With news that inflation cooled significantly in October, rate hikes from the Fed may now be over. Consumer prices were flat in October, rising just 3.2% from 2022. That rise came in even slower than the year-over-year rise measured in September. Core prices slowed precipitously, too, up just 0.2% excluding food and energy. Those factors together may underline a more optimistic forward-investing environment in which active investing can outperform.
Yes, an end to rate hikes suggests the market can now look forward with excitement toward eventual, possible rate “cuts.” That optimism has fed the stock market’s resilience for much of the year, with the S&P 500 up 17.4% YTD.
While more hikes were on the cards, active investing offered one way to mitigate or adapt. Active ETF launches have contributed to a record ETF launch pace, while active ETFs have also added significant flows despite their relatively small AUM. While many investors think about active investing as a tool to ride out uncertainty and risk, they can also seek outperformance.
See more: “The Proof in the Active Investing Pudding”
While rate “hikes” may be over, we may yet face many months of elevated rates. That “higher for longer” regime will see many firms eventually roll over their previously low-cost debt into a higher rate scheme. Some already have, with tech perhaps particularly vulnerable, like smaller growth-oriented tech startups.

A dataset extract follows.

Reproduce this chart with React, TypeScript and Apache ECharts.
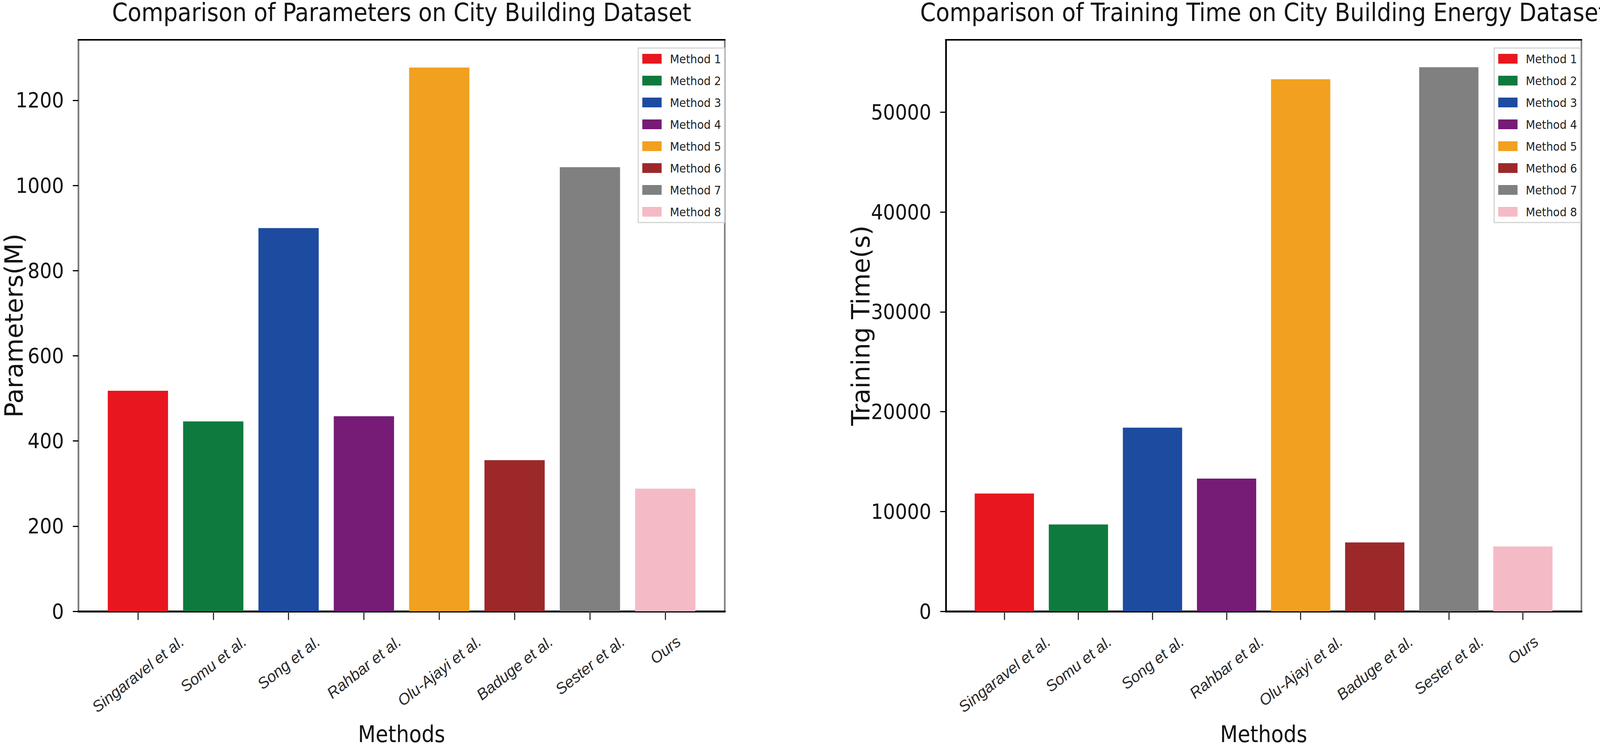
import React, { useEffect, useRef } from 'react';
import * as echarts from 'echarts';

const categories = ['Singaravel et al.', 'Somu et al.', 'Song et al.', 'Rahbar et al.', 'Olu-Ajayi et al.', 'Baduge et al.', 'Sester et al.', 'Ours'];
const methodNames = ['Method 1', 'Method 2', 'Method 3', 'Method 4', 'Method 5', 'Method 6', 'Method 7', 'Method 8'];
const methodColors = ['#E8161F', '#0F7A3D', '#1D4B9F', '#761B76', '#F2A01F', '#9D282A', '#808080', '#F4BBC6'];
const paramValues = [518, 446, 900, 458, 1277, 355, 1043, 288];
const timeValues = [11800, 8700, 18400, 13300, 53300, 6900, 54500, 6500];
const paramTicks = [0, 200, 400, 600, 800, 1000, 1200];
const timeTicks = [0, 10000, 20000, 30000, 40000, 50000];
const paramMax = 1342;
const timeMax = 57250;
const chartTitles = ['Comparison of Parameters on City Building Dataset', 'Comparison of Training Time on City Building Energy Dataset'];
const yNames = ['Parameters(M)', 'Training Time(s)'];
const xName = 'Methods';

// reference design size
const REF_W = 4307;
const REF_H = 1911;
const NARROW = "'Liberation Sans Narrow', 'DejaVu Sans Condensed', 'Liberation Sans', sans-serif";
const WIDE = "'DejaVu Sans', sans-serif";
const XLABEL_FONT = "'Liberation Sans', 'DejaVu Sans', sans-serif";
const BASE_ROT = 37;

// layout in reference pixels
const gridsRef = [
  { left: 211, top: 102, width: 1740, height: 1464 },
  { left: 2546, top: 102, width: 1711, height: 1464 },
];
const legendRef = [
  { left: 1718, top: 123 },
  { left: 4022, top: 123 },
];
const yNameBaselineRef = [61, 2340];

function measure(text: string, font: string): number {
  const c = document.createElement('canvas').getContext('2d');
  if (!c) return text.length * 20;
  c.font = font;
  return c.measureText(text).width;
}

export default function App() {
  const ref = useRef<HTMLDivElement>(null);
  const PW = Math.min(REF_W, (typeof window !== 'undefined' && window.innerWidth) || REF_W);
  const PH = Math.min(REF_H, (typeof window !== 'undefined' && window.innerHeight) || REF_H);
  useEffect(() => {
    if (!ref.current) return;
    const sx = PW / REF_W;
    const sy = PH / REF_H;
    const chart = echarts.init(ref.current, null, { renderer: 'svg', width: PW, height: PH });
    const n = categories.length;
    const span = n - 1 + 0.8;
    const xMin = -0.4 - 0.05 * span;
    const xMax = n - 1 + 0.4 + 0.05 * span;
    const idx = categories.map((_, i) => i);
    const rot = (Math.atan(Math.tan((BASE_ROT * Math.PI) / 180) * (sy / sx)) * 180) / Math.PI;
    const th = (rot * Math.PI) / 180;
    const xLabelSize = Math.round(42 * sx);
    const rich: Record<string, any> = {};
    categories.forEach((c, i) => {
      const w = measure(c, `italic ${xLabelSize}px 'Liberation Sans'`);
      const d = (w * Math.sin(th)) / 2;
      rich['l' + i] = {
        fontSize: xLabelSize,
        fontFamily: XLABEL_FONT,
        fontStyle: 'italic',
        color: '#2a2a2a',
        padding: [2 * d * Math.cos(th), 2 * d * Math.sin(th), 0, 0],
      };
    });
    const grids = gridsRef.map((g) => ({ left: g.left * sx, top: g.top * sy, width: g.width * sx, height: g.height * sy }));
    const yNameSize = 64;
    const values = [paramValues, timeValues];
    const maxes = [paramMax, timeMax];
    const ticks = [paramTicks, timeTicks];
    const xAxes: any[] = [];
    const yAxes: any[] = [];
    const series: any[] = [];
    grids.forEach((g, c) => {
      xAxes.push({
        type: 'value',
        gridIndex: c,
        min: xMin,
        max: xMax,
        position: 'bottom',
        name: xName,
        nameLocation: 'middle',
        nameGap: 286 * sy,
        nameMoveOverlap: false,
        nameTextStyle: { fontFamily: NARROW, fontSize: Math.round(61 * sx), color: '#111' },
        axisLine: { show: true, onZero: false, lineStyle: { color: '#000', width: 5 } },
        axisTick: { show: true, length: 22 * sy, lineStyle: { color: '#333', width: 3 }, customValues: idx },
        axisLabel: {
          show: true,
          customValues: idx,
          rotate: rot,
          align: 'center',
          verticalAlign: 'middle',
          margin: 72 * sy,
          formatter: (v: number) => {
            const i = Math.round(v);
            return `{l${i}|${categories[i]}}`;
          },
          rich,
        },
        splitLine: { show: false },
      });
      xAxes.push({
        type: 'value',
        gridIndex: c,
        min: xMin,
        max: xMax,
        position: 'top',
        axisLine: { show: true, onZero: false, lineStyle: { color: '#000', width: 4 } },
        axisTick: { show: false },
        axisLabel: { show: false },
        splitLine: { show: false },
      });
      const baseline = yNameBaselineRef[c] * sx;
      yAxes.push({
        type: 'value',
        gridIndex: c,
        min: 0,
        max: maxes[c],
        position: 'left',
        name: yNames[c],
        nameLocation: 'middle',
        nameGap: g.left - baseline - 0.16 * yNameSize,
        nameMoveOverlap: false,
        nameTextStyle: { fontFamily: WIDE, fontSize: yNameSize, color: '#111' },
        axisLine: { show: true, onZero: false, lineStyle: { color: c === 0 ? '#7a7a7a' : '#000', width: 4 } },
        axisTick: { show: true, length: 15 * sx, lineStyle: { color: '#000', width: 3 }, customValues: ticks[c] },
        axisLabel: {
          show: true,
          customValues: ticks[c],
          margin: 39 * sx,
          fontFamily: NARROW,
          fontSize: Math.round(57 * sx),
          color: '#111',
          formatter: (v: number) => String(v),
        },
        splitLine: { show: false },
      });
      const bw = (0.8 * g.width) / (xMax - xMin);
      categories.forEach((_, i) => {
        series.push({
          type: 'bar',
          name: methodNames[i],
          xAxisIndex: c * 2,
          yAxisIndex: c,
          data: [[i, values[c][i]]],
          barWidth: bw,
          barGap: '-100%',
          itemStyle: { color: methodColors[i] },
          emphasis: { disabled: true },
        });
      });
    });
    const legendFont = Math.round(32.5 * sx);
    chart.setOption({
      animation: false,
      backgroundColor: '#ffffff',
      title: grids.map((g, c) => ({
        text: chartTitles[c],
        left: g.left + g.width / 2,
        top: 0,
        padding: 0,
        textAlign: 'center',
        textStyle: { fontFamily: NARROW, fontSize: Math.round(67 * sx), fontWeight: 'normal', color: '#111' },
      })),
      legend: legendRef.map((p) => ({
        data: methodNames,
        orient: 'vertical',
        left: p.left * sx,
        top: p.top * sy,
        icon: 'rect',
        itemWidth: 52 * sx,
        itemHeight: 25 * sy,
        itemGap: 56 * sy - legendFont,
        selectedMode: false,
        padding: [12 * sy, 9 * sx, 12 * sy, 11 * sx],
        backgroundColor: '#ffffff',
        borderColor: '#d4d4d4',
        borderWidth: 3,
        textStyle: { fontFamily: NARROW, fontSize: legendFont, color: '#222', padding: [0, 0, 0, 17 * sx] },
      })),
      grid: grids.map((g) => ({
        left: g.left,
        top: g.top,
        width: g.width,
        height: g.height,
        show: true,
        containLabel: false,
        outerBoundsMode: 'none',
        borderColor: '#7a7a7a',
        borderWidth: 4,
        backgroundColor: 'transparent',
      })),
      xAxis: xAxes,
      yAxis: yAxes,
      series,
    });
    return () => chart.dispose();
  }, [PW, PH]);
  return <div ref={ref} style={{ position: 'fixed', left: 0, top: 0, width: PW, height: PH, background: '#fff' }} />;
}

Taken together, that environment also underlines the benefits of active investing. Outperformance in a consistent rate environment means understanding the fundamentals of a given firm, and that’s where active can do well. Active ETFs can look at a given firm’s balance sheet and durability in a higher-for-longer regime. In doing so, they can overweight those names or emphasize them in ways indexed strategies cannot. That can help active ETFs do well awaiting a broader, economy-boosting rate cut.